Finnian Burnett

Storyteller

I’ve long said that comparison is a form of self-harm. We are all on our own journeys and comparing ourselves to others can lead to heartache, especially when we don’t take into account that we have no idea of all the back story that led to where they are now.

When I win a contest and someone says, “You’re so lucky” or “I wish I could win a contest,” I want to remind them that they have no idea the path I took to get to that win or how many rejections it took to get there.

And I’m usually pretty good at avoiding comparison myself. Not always. Sometimes, I read a brilliant piece of fiction like Space Dew or Elevator Pitch for a Dystopian Young Adult Book and I have those brief flashes of “Ugh! I’m never going to tell stories as impactful as that.” But I remind myself that I *have* written impactful stories and that my work is my own, not someone else’s and I usually am okay after a few moments.

But lately, I’ve noticed a trend in myself to compare myself to past Finn. Facebook memories is awful for this, but also my own submissions spreadsheet, or notifications from Submittable. Last year’s Finn submitted 27 stories in January and had already received several acceptances. Last year’s Finn was on a shortlist already by January 10th. Last year’s Finn was chosen as a finalist in the monthly microfiction contest by Globe Soup and went on to win first prize with their story, “Things I Couldn’t Say.”

Last year’s Finn was a powerhouse.

This year’s Finn hasn’t written one coherent story in a month, has barely managed to eke out a couple submissions and is watching the deadlines on their spreadsheet whiz by with a resigned maybe next year.

Last year’s Finn was a week ahead of almost every deadline, and had a cache of awesome stories to bank in case of unexpected contests.

This year’s Finn has a deadline today that is probably not going to happen.

It can be disheartening.

But.

Just as I always remind people not to compare themselves to others, I also have to remember not to compare myself to past me.

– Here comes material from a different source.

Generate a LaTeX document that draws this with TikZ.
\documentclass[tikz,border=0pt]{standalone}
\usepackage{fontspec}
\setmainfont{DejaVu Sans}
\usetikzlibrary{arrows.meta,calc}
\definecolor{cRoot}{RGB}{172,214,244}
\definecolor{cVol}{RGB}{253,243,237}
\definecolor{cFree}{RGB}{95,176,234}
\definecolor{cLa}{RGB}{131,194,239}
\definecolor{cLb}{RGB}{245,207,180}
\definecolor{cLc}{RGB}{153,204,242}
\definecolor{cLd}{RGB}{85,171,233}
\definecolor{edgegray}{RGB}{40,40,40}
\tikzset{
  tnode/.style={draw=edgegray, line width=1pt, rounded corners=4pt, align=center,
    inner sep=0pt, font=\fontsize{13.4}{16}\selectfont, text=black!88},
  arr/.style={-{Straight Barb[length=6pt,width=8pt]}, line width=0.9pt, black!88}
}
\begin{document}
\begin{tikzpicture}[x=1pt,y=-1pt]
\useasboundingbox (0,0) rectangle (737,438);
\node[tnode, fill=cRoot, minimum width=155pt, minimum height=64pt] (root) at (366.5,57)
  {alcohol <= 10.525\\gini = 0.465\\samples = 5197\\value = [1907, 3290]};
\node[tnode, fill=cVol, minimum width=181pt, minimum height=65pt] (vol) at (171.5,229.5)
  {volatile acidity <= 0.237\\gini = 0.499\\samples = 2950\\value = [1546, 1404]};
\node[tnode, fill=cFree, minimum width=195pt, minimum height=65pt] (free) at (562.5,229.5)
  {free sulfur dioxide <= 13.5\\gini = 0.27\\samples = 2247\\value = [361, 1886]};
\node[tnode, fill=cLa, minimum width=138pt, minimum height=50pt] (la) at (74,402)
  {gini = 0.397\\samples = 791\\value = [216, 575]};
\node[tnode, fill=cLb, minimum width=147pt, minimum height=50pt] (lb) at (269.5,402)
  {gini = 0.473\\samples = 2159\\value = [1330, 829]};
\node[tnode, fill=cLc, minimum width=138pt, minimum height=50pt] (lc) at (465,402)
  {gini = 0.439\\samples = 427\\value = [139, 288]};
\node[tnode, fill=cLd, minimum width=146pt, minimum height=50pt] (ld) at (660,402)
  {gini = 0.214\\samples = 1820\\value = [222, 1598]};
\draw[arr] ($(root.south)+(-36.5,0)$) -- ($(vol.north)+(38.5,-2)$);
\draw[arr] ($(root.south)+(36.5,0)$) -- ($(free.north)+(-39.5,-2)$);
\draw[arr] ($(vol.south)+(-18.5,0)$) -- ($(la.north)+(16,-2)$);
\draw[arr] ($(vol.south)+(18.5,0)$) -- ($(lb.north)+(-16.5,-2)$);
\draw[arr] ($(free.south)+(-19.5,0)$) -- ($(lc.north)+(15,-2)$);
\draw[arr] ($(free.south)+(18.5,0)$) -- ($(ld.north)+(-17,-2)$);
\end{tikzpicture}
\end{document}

Things in my life were different last year. This year, I’m in my final year of my capstone. I’ve had some chronic health issues. I’m in a manageable, but impactful phase of my depression.

Life is not the same from day to day, let alone from year to year. And just as sometimes the creative writing has to go underground to sprout, so does everything that comes along with it.

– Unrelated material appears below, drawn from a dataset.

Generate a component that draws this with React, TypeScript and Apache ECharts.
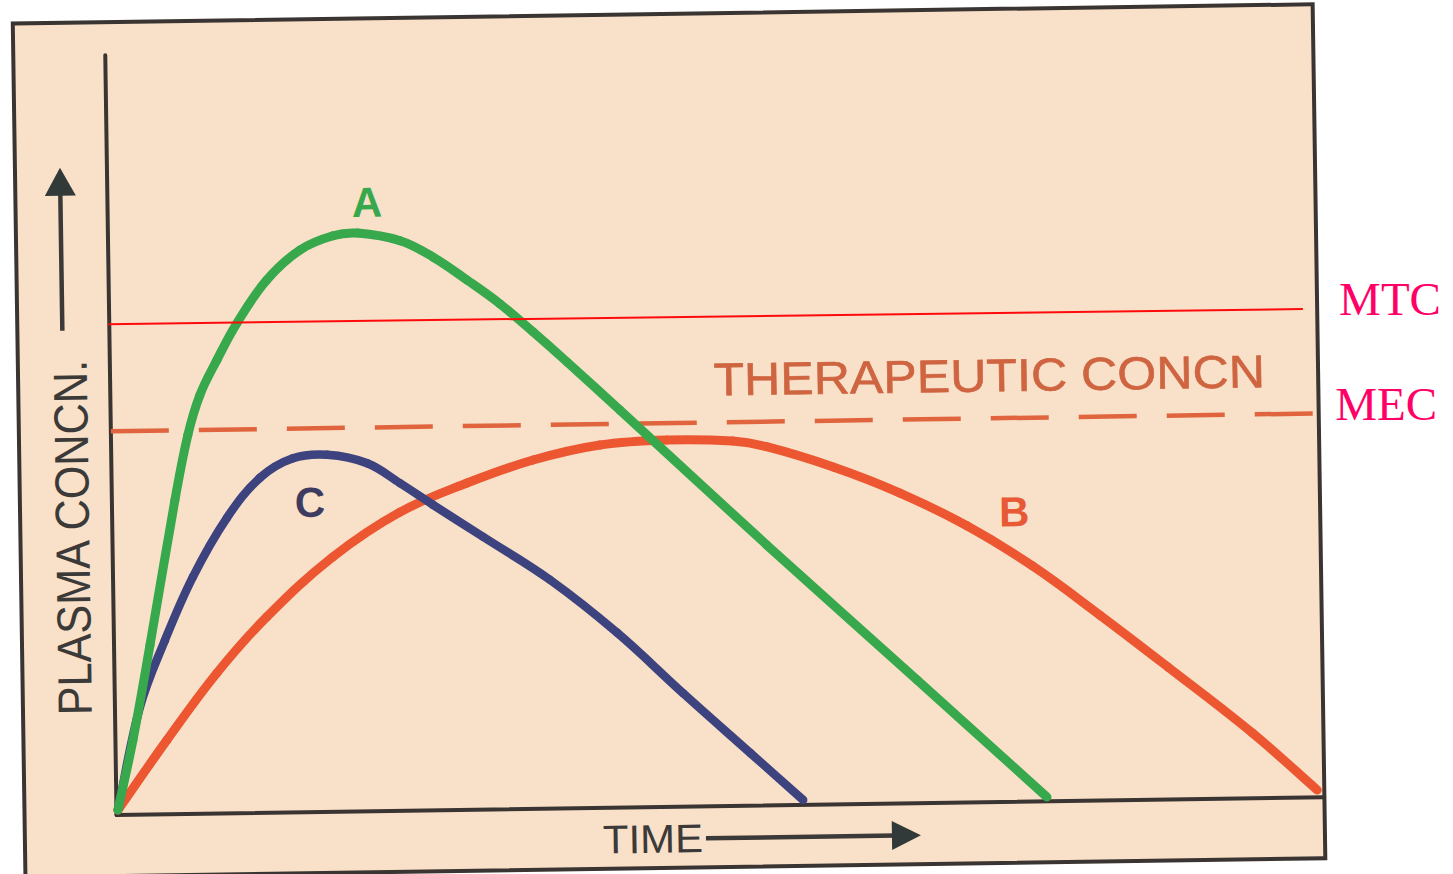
import React, { useEffect, useRef } from "react";
import * as echarts from "echarts";

// Curve A: fast absorption, high peak (crosses MTC)
const curveA: number[][] = [
  [0.12, 0.66], [1.45, 9.84], [2.98, 22.3], [5.22, 41.3], [6.38, 49.9], [7.42, 55.1],
  [8.88, 59.7], [10.58, 64.5], [13.1, 70.1], [15.9, 74.0], [18.64, 75.8], [20.7, 76.1],
  [24.2, 75.0], [26.9, 72.8], [29.7, 69.7], [32.4, 66.5], [35.1, 62.75], [37.9, 58.7],
  [42.2, 52.3], [54.2, 34.26], [66.5, 16.2], [77.1, 0.55],
];
// Curve B: slow absorption, long duration, peak just below MEC
const curveB: number[][] = [
  [0.12, 0.66], [4.27, 9.78], [8.49, 18.5], [12.7, 25.8], [18.2, 33.5], [23.85, 39.3],
  [29.44, 43.0], [34.94, 45.9], [40.5, 47.75], [46.06, 48.28], [51.5, 48.0], [54.3, 47.2],
  [59.8, 44.4], [65.3, 40.84], [70.8, 36.4], [76.2, 30.97], [81.7, 24.4], [87.3, 17.4],
  [94.2, 8.58], [99.5, 0.95],
];
// Curve C: fast absorption, low peak
const curveC: number[][] = [
  [0.12, 0.66], [2.07, 14.17], [4.22, 22.9], [6.62, 31.2], [9.51, 38.9], [12.3, 44.1],
  [15.05, 46.6], [17.9, 47.0], [21.2, 45.8], [23.9, 43.1], [26.6, 40.2], [30.7, 35.9],
  [36.2, 30.1], [41.7, 23.0], [47.1, 14.9], [52.6, 6.9], [56.9, 0.64],
];
// Reference levels
const mtcLine: number[][] = [[-0.52, 64.6], [98.9, 64.26]];
const mecLine: number[][] = [[0, 50.5], [100, 50.5]];

const curveLabels = ["A", "B", "C"];
const levelLabels = ["MTC", "MEC"];
const axisTitles = ["PLASMA CONCN.", "TIME"];
const bandTitle = "THERAPEUTIC CONCN";

const SANS = '"Liberation Sans", Arial, Helvetica, sans-serif';
const SERIF = '"Liberation Serif", "Times New Roman", serif';
const TENSION = 0.38;

function dist(a: number[], b: number[]) {
  return Math.hypot(a[0] - b[0], a[1] - b[1]);
}

// Smooth curve through the traced points: each point draws the cubic segment to the next one
function curveSeries(name: string, pts: number[][], color: string, width: number, z: number) {
  return {
    name,
    type: "custom",
    z,
    data: pts,
    encode: { x: 0, y: 1 },
    silent: true,
    renderItem: (params: any, api: any) => {
      const i = params.dataIndex;
      if (i >= pts.length - 1) return null;
      const c = (k: number) => api.coord(pts[Math.max(0, Math.min(pts.length - 1, k))]);
      const p0 = c(i - 1), p1 = c(i), p2 = c(i + 1), p3 = c(i + 2);
      const d01 = dist(p0, p1), d12 = dist(p1, p2), d23 = dist(p2, p3);
      const k1 = d01 + d12 > 0 ? (TENSION * d12) / (d01 + d12) : 0;
      const k2 = d12 + d23 > 0 ? (TENSION * d12) / (d12 + d23) : 0;
      return {
        type: "bezierCurve",
        shape: {
          x1: p1[0], y1: p1[1], x2: p2[0], y2: p2[1],
          cpx1: p1[0] + (p2[0] - p0[0]) * k1, cpy1: p1[1] + (p2[1] - p0[1]) * k1,
          cpx2: p2[0] - (p3[0] - p1[0]) * k2, cpy2: p2[1] - (p3[1] - p1[1]) * k2,
        },
        style: { stroke: color, lineWidth: width, fill: "none", lineCap: "round" },
      };
    },
  };
}

export default function App() {
  const ref = useRef<HTMLDivElement>(null);
  useEffect(() => {
    const chart = echarts.init(ref.current!, undefined, { renderer: "svg" });
    const axisColor = "#3a3532";
    const dark = "#3b3a39";
    const tilt = -0.01484;
    chart.setOption({
      animation: false,
      backgroundColor: "#ffffff",
      grid: { left: 111, right: 135, top: 46, bottom: 68 },
      xAxis: {
        type: "value", min: 0, max: 100,
        axisLine: { show: true, lineStyle: { color: axisColor, width: 4 } },
        axisTick: { show: false }, axisLabel: { show: false }, splitLine: { show: false },
      },
      yAxis: {
        type: "value", min: 0, max: 100,
        axisLine: { show: true, lineStyle: { color: axisColor, width: 4 } },
        axisTick: { show: false }, axisLabel: { show: false }, splitLine: { show: false },
      },
      series: [
        {
          name: "MEC", type: "line", data: mecLine, showSymbol: false, silent: true, z: 3,
          lineStyle: { color: "#e0643e", width: 4.5, type: [58, 30] },
        },
        curveSeries("B", curveB, "#ec5732", 9, 4),
        curveSeries("C", curveC, "#3d437e", 8.5, 5),
        curveSeries("A", curveA, "#37a84b", 9, 6),
        {
          name: "MTC", type: "line", data: mtcLine, showSymbol: false, clip: false, silent: true, z: 8,
          lineStyle: { color: "#ff0a0a", width: 2 },
        },
      ],
      graphic: [
        {
          type: "rect", z: -10, silent: true,
          shape: { x: 19, y: 13, width: 1300, height: 854 },
          style: { fill: "#f9e0c8", stroke: axisColor, lineWidth: 4 },
        },
        // y-axis title and arrow
        {
          type: "text", x: 71.5, y: 528, rotation: Math.PI / 2, scaleX: 0.9, z: 20,
          style: { text: axisTitles[0], x: 0, y: 0, font: `48px ${SANS}`, fill: dark, textAlign: "center", textVerticalAlign: "middle" },
        },
        { type: "line", z: 20, shape: { x1: 64, y1: 321, x2: 64, y2: 182 }, style: { stroke: dark, lineWidth: 4.5 } },
        { type: "polygon", z: 20, shape: { points: [[64, 158], [48.5, 186], [79.5, 186]] }, style: { fill: "#323a39" } },
        // x-axis title and arrow
        {
          type: "text", x: 647, y: 838, scaleX: 1.05, z: 20,
          style: { text: axisTitles[1], x: 0, y: 0, font: `40px ${SANS}`, fill: dark, textAlign: "center", textVerticalAlign: "middle" },
        },
        { type: "line", z: 20, shape: { x1: 700, y1: 838, x2: 890, y2: 838 }, style: { stroke: dark, lineWidth: 4.5 } },
        { type: "polygon", z: 20, shape: { points: [[915, 838], [886, 823.5], [886, 852.5]] }, style: { fill: "#323a39" } },
        // band title
        {
          type: "text", x: 990, y: 379, scaleX: 1.09, z: 20,
          style: { text: bandTitle, x: 0, y: 0, font: `46px ${SANS}`, fill: "#cf6440", stroke: "#cf6440", lineWidth: 0.6, textAlign: "center", textVerticalAlign: "middle" },
        },
        // curve labels
        {
          type: "text", x: 370.5, y: 197, z: 20,
          style: { text: curveLabels[0], x: 0, y: 0, font: `bold 42px ${SANS}`, fill: "#37a84b", textAlign: "center", textVerticalAlign: "middle" },
        },
        {
          type: "text", x: 1013, y: 516, z: 20,
          style: { text: curveLabels[1], x: 0, y: 0, font: `bold 42px ${SANS}`, fill: "#e85a35", textAlign: "center", textVerticalAlign: "middle" },
        },
        {
          type: "text", x: 309, y: 496, z: 20,
          style: { text: curveLabels[2], x: 0, y: 0, font: `bold 42px ${SANS}`, fill: "#3d3c60", textAlign: "center", textVerticalAlign: "middle" },
        },
        // level labels (outside the frame)
        {
          type: "text", x: 1392, y: 309, rotation: tilt, z: 20,
          style: { text: levelLabels[0], x: 0, y: 0, font: `47px ${SERIF}`, fill: "#ff0066", textAlign: "center", textVerticalAlign: "middle" },
        },
        {
          type: "text", x: 1386.5, y: 414, rotation: tilt, z: 20,
          style: { text: levelLabels[1], x: 0, y: 0, font: `47px ${SERIF}`, fill: "#ff0066", textAlign: "center", textVerticalAlign: "middle" },
        },
      ],
    });
    return () => chart.dispose();
  }, []);
  return (
    <div style={{ position: "fixed", left: 0, top: 0, width: 1453, height: 874, overflow: "hidden", background: "#ffffff" }}>
      <div
        ref={ref}
        style={{ width: 1453, height: 874, transform: "rotate(-0.85deg)", transformOrigin: "726px 437px" }}
      />
    </div>
  );
}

The writing community will still be there when I finally emerge. The friends I’ve made, the publications I like to appear in. They’ll be there. Or, if not, new ones will.

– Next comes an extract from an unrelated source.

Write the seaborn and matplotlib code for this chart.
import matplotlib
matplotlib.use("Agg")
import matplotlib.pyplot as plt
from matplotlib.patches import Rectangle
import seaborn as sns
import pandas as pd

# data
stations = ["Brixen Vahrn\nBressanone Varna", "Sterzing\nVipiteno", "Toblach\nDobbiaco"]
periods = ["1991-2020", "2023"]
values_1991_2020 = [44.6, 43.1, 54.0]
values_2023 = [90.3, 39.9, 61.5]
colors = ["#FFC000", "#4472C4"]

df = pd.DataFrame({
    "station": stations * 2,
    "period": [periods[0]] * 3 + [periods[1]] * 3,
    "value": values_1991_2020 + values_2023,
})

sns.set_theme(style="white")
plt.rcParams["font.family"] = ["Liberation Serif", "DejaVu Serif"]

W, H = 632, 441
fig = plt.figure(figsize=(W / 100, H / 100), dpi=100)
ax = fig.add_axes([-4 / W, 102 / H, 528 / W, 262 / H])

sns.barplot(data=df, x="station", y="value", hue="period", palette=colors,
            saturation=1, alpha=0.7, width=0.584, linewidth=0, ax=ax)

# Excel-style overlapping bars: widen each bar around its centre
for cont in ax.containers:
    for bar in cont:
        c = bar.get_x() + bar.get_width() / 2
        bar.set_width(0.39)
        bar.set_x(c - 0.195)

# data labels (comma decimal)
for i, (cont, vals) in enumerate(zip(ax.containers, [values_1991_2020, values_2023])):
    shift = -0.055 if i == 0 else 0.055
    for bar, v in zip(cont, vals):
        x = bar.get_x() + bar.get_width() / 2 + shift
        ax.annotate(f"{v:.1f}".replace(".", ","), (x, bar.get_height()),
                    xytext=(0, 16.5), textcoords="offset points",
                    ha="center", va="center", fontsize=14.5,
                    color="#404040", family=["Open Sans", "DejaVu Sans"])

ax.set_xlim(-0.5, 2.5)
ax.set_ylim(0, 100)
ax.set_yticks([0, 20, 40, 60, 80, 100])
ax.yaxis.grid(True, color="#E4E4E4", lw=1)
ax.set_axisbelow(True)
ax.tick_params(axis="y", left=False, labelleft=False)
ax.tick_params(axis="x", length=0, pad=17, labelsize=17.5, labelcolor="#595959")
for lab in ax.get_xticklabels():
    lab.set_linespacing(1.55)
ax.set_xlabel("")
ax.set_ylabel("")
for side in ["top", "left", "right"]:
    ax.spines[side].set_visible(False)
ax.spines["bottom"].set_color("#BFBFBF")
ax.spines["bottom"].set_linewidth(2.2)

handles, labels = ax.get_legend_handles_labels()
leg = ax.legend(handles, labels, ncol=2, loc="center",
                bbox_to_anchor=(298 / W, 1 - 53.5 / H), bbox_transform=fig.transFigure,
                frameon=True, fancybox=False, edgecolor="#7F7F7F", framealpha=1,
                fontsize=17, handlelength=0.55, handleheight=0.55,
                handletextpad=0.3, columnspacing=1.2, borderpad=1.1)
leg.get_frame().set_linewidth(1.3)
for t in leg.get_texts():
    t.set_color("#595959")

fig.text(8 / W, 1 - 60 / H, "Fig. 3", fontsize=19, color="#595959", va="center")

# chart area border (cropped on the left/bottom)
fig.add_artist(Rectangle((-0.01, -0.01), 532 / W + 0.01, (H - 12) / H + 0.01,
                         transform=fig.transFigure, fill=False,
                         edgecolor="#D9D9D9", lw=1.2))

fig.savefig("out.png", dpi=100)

I wonder if the biggest gift we can give ourselves is compassion. Maybe my goal for this year is to be a little more compassionate to Present Finn. After all, we can’t help what Past Finn did. We’re not them anymore.

7 thoughts on “Avoid Comparing Yourself with Other Writers – Even Yourself

  1. Bridgette says:

    What an extremely important post. You are right in saying comparison is a form of self-harm. I’ve been doing the same and it’s damaging to not see the whole picture of ourselves or remember others have a “whole” picture too. I needed your words today. Thank you.

  2. youngv2015 says:

    Finn, you’ve captured exactly how I’m feeling as a writer right now. You could almost be writing about me and the difference between what I was generating last year and my struggles this year. But I keep writing because that’s all I can do. And I trust in other writers who say the only cure for writing is more writing! Have a wonderful day! Also, could I please post a link to your blog in a blog of mine?

    1. Yes, of course. And I also agree with the writers who say the only cure is to keep writing. Brain hygiene, even if it isn’t coming out exactly as we want or expect.

  3. Deryn says:

    Honest and deep feelings exposed to the world. That takes a degree of bravery. Well done and I wish you lots of strength for the future. I always think adversity makes us into stronger writers. That’s the way I cope with it when life turns to custard.

  4. Deryn says:

    Honest and deep feelings exposed to the world. That takes a degree of bravery. Well done and I wish you lots of strength for the future. I always think adversity makes us into stronger writers. That’s the way I cope with it when life turns to custard.